- Exercise:
Exclude images, then output the remaining data verbatim.

- Source excerpt:
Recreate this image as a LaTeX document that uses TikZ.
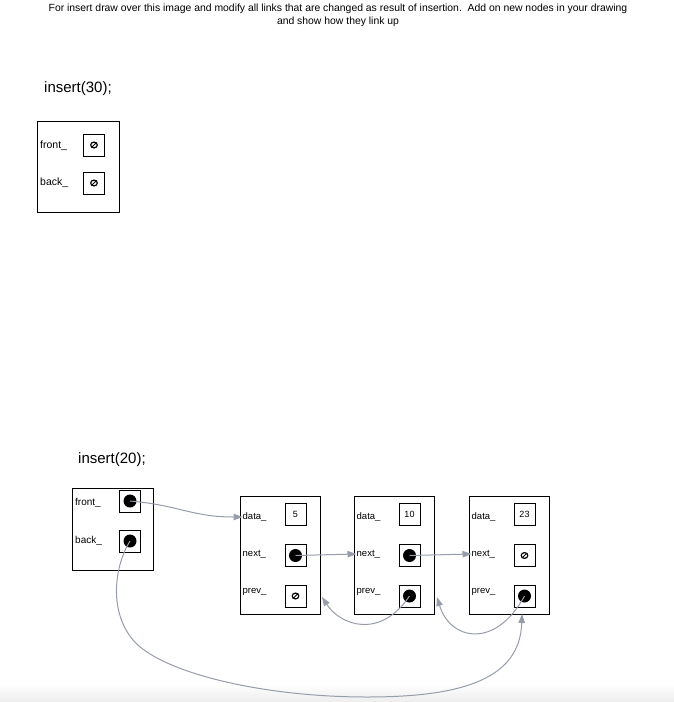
\documentclass[tikz,border=0pt]{standalone}
\usepackage{fontspec}
\setmainfont{Liberation Sans}
\usetikzlibrary{arrows.meta}
\definecolor{linkgray}{RGB}{150,156,170}
\tikzset{
	holder/.style={shape=rectangle, draw, line width=0.8pt, anchor=north west, inner sep=0pt},
	cell/.style={shape=rectangle, draw, line width=0.8pt, minimum width=21pt, minimum height=22pt, inner sep=0pt, font=\fontsize{9}{10}\selectfont},
	field/.style={anchor=west, inner sep=0pt, font=\fontsize{9.5}{11}\selectfont},
	link/.style={draw=linkgray, line width=1pt, -{Triangle[length=9pt, width=6.5pt]}},
	nullptr/.pic={\draw[line width=1.2pt] (0,0) ellipse (3.3pt and 2.9pt); \draw[line width=0.9pt] (-2.7pt,-2.5pt) -- (2.7pt,2.5pt);}
}
\begin{document}
\begin{tikzpicture}[x=1pt, y=-1pt]
	\useasboundingbox (0,0) rectangle (674,702);
	\shade[top color=white, bottom color=black!7] (0,684) rectangle (674,702);
	% Title and headings:
	\node[align=center, font=\fontsize{10.4}{13}\selectfont] (title) at (338,15.5){For insert draw over this image and modify all links that are changed as result of insertion.\ \ Add on new nodes in your drawing\\and show how they link up};
	\node[anchor=west, inner sep=0pt, font=\fontsize{15}{18}\selectfont] (ins30) at (44,89){insert(30);};
	\node[anchor=west, inner sep=0pt, font=\fontsize{15}{18}\selectfont] (ins20) at (78,460){insert(20);};
	% Empty list:
	\node[holder, minimum width=82pt, minimum height=91pt] (lstA) at (37,121){};
	\node[field, font=\fontsize{10.5}{12}\selectfont] (lstAfl) at (40,146){front\_};
	\node[field, font=\fontsize{10.5}{12}\selectfont] (lstAbl) at (40,183){back\_};
	\node[cell] (lstAfront) at (94,145){};
	\node[cell] (lstAback) at (94,183){};
	\pic at (lstAfront) {nullptr};
	\pic at (lstAback) {nullptr};
	% List with three nodes:
	\node[holder, minimum width=81pt, minimum height=82pt] (lstB) at (72,488){};
	\node[field, font=\fontsize{10}{12}\selectfont] (lstBfl) at (75,503){front\_};
	\node[field, font=\fontsize{10}{12}\selectfont] (lstBbl) at (75,541){back\_};
	\node[cell] (lstBfront) at (130,501){};
	\node[cell] (lstBback) at (130,541){};
	\fill (lstBfront) circle (6.5pt);
	\fill (lstBback) circle (6.5pt);
	\foreach \val/\x in {5/240, 10/354, 23/469}{
		\node[holder, minimum width=80pt, minimum height=118pt] (n\val) at (\x,496){};
		\node[field] (n\val dl) at (\x+2.5,517){data\_};
		\node[field] (n\val nl) at (\x+2.5,554){next\_};
		\node[field] (n\val pl) at (\x+2.5,592){prev\_};
		\node[cell] (n\val data) at (\x+55.5,514){\val};
		\node[cell] (n\val next) at (\x+55.5,555.5){};
		\node[cell] (n\val prev) at (\x+55.5,596){};
	}
	\fill (n5next) circle (6.5pt);
	\fill (n10next) circle (6.5pt);
	\fill (n10prev) circle (6.5pt);
	\fill (n23prev) circle (6.5pt);
	\pic at (n5prev) {nullptr};
	\pic at (n23next) {nullptr};
	% Links:
	\coordinate (n5back) at (322,597);
	\coordinate (n10back) at (437,597);
	\coordinate (n23below) at (522,614);
	\draw[link] (lstBfront.center) .. controls (178,505) and (192,517) .. (n5dl.west);
	\draw[link] (n5next.center) -- (n10nl.west);
	\draw[link] (n10next.center) -- (n23nl.west);
	\draw[link] (n10prev.center) .. controls (380,640) and (340,625) .. (n5back);
	\draw[link] (n23prev.center) .. controls (495,650) and (450,640) .. (n10back);
	\draw[link] (lstBback.center) .. controls (115,565) and (108,610) .. (133,640) .. controls (160,672) and (260,697) .. (367,697) .. controls (460,697) and (520,680) .. (n23below);
\end{tikzpicture}
\end{document}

- Result of the task:
Recreate this image as a LaTeX document that uses TikZ.
\documentclass[tikz,border=0pt]{standalone}
\usepackage{fontspec}
\setmainfont{Liberation Sans}
\usetikzlibrary{arrows.meta}
\definecolor{linkgray}{RGB}{150,156,170}
\tikzset{
	holder/.style={shape=rectangle, draw, line width=0.8pt, anchor=north west, inner sep=0pt},
	cell/.style={shape=rectangle, draw, line width=0.8pt, minimum width=21pt, minimum height=22pt, inner sep=0pt, font=\fontsize{9}{10}\selectfont},
	field/.style={anchor=west, inner sep=0pt, font=\fontsize{9.5}{11}\selectfont},
	link/.style={draw=linkgray, line width=1pt, -{Triangle[length=9pt, width=6.5pt]}},
	nullptr/.pic={\draw[line width=1.2pt] (0,0) ellipse (3.3pt and 2.9pt); \draw[line width=0.9pt] (-2.7pt,-2.5pt) -- (2.7pt,2.5pt);}
}
\begin{document}
\begin{tikzpicture}[x=1pt, y=-1pt]
	\useasboundingbox (0,0) rectangle (674,702);
	\shade[top color=white, bottom color=black!7] (0,684) rectangle (674,702);
	% Title and headings:
	\node[align=center, font=\fontsize{10.4}{13}\selectfont] (title) at (338,15.5){For insert draw over this image and modify all links that are changed as result of insertion.\ \ Add on new nodes in your drawing\\and show how they link up};
	\node[anchor=west, inner sep=0pt, font=\fontsize{15}{18}\selectfont] (ins30) at (44,89){insert(30);};
	\node[anchor=west, inner sep=0pt, font=\fontsize{15}{18}\selectfont] (ins20) at (78,460){insert(20);};
	% Empty list:
	\node[holder, minimum width=82pt, minimum height=91pt] (lstA) at (37,121){};
	\node[field, font=\fontsize{10.5}{12}\selectfont] (lstAfl) at (40,146){front\_};
	\node[field, font=\fontsize{10.5}{12}\selectfont] (lstAbl) at (40,183){back\_};
	\node[cell] (lstAfront) at (94,145){};
	\node[cell] (lstAback) at (94,183){};
	\pic at (lstAfront) {nullptr};
	\pic at (lstAback) {nullptr};
	% List with three nodes:
	\node[holder, minimum width=81pt, minimum height=82pt] (lstB) at (72,488){};
	\node[field, font=\fontsize{10}{12}\selectfont] (lstBfl) at (75,503){front\_};
	\node[field, font=\fontsize{10}{12}\selectfont] (lstBbl) at (75,541){back\_};
	\node[cell] (lstBfront) at (130,501){};
	\node[cell] (lstBback) at (130,541){};
	\fill (lstBfront) circle (6.5pt);
	\fill (lstBback) circle (6.5pt);
	\foreach \val/\x in {5/240, 10/354, 23/469}{
		\node[holder, minimum width=80pt, minimum height=118pt] (n\val) at (\x,496){};
		\node[field] (n\val dl) at (\x+2.5,517){data\_};
		\node[field] (n\val nl) at (\x+2.5,554){next\_};
		\node[field] (n\val pl) at (\x+2.5,592){prev\_};
		\node[cell] (n\val data) at (\x+55.5,514){\val};
		\node[cell] (n\val next) at (\x+55.5,555.5){};
		\node[cell] (n\val prev) at (\x+55.5,596){};
	}
	\fill (n5next) circle (6.5pt);
	\fill (n10next) circle (6.5pt);
	\fill (n10prev) circle (6.5pt);
	\fill (n23prev) circle (6.5pt);
	\pic at (n5prev) {nullptr};
	\pic at (n23next) {nullptr};
	% Links:
	\coordinate (n5back) at (322,597);
	\coordinate (n10back) at (437,597);
	\coordinate (n23below) at (522,614);
	\draw[link] (lstBfront.center) .. controls (178,505) and (192,517) .. (n5dl.west);
	\draw[link] (n5next.center) -- (n10nl.west);
	\draw[link] (n10next.center) -- (n23nl.west);
	\draw[link] (n10prev.center) .. controls (380,640) and (340,625) .. (n5back);
	\draw[link] (n23prev.center) .. controls (495,650) and (450,640) .. (n10back);
	\draw[link] (lstBback.center) .. controls (115,565) and (108,610) .. (133,640) .. controls (160,672) and (260,697) .. (367,697) .. controls (460,697) and (520,680) .. (n23below);
\end{tikzpicture}
\end{document}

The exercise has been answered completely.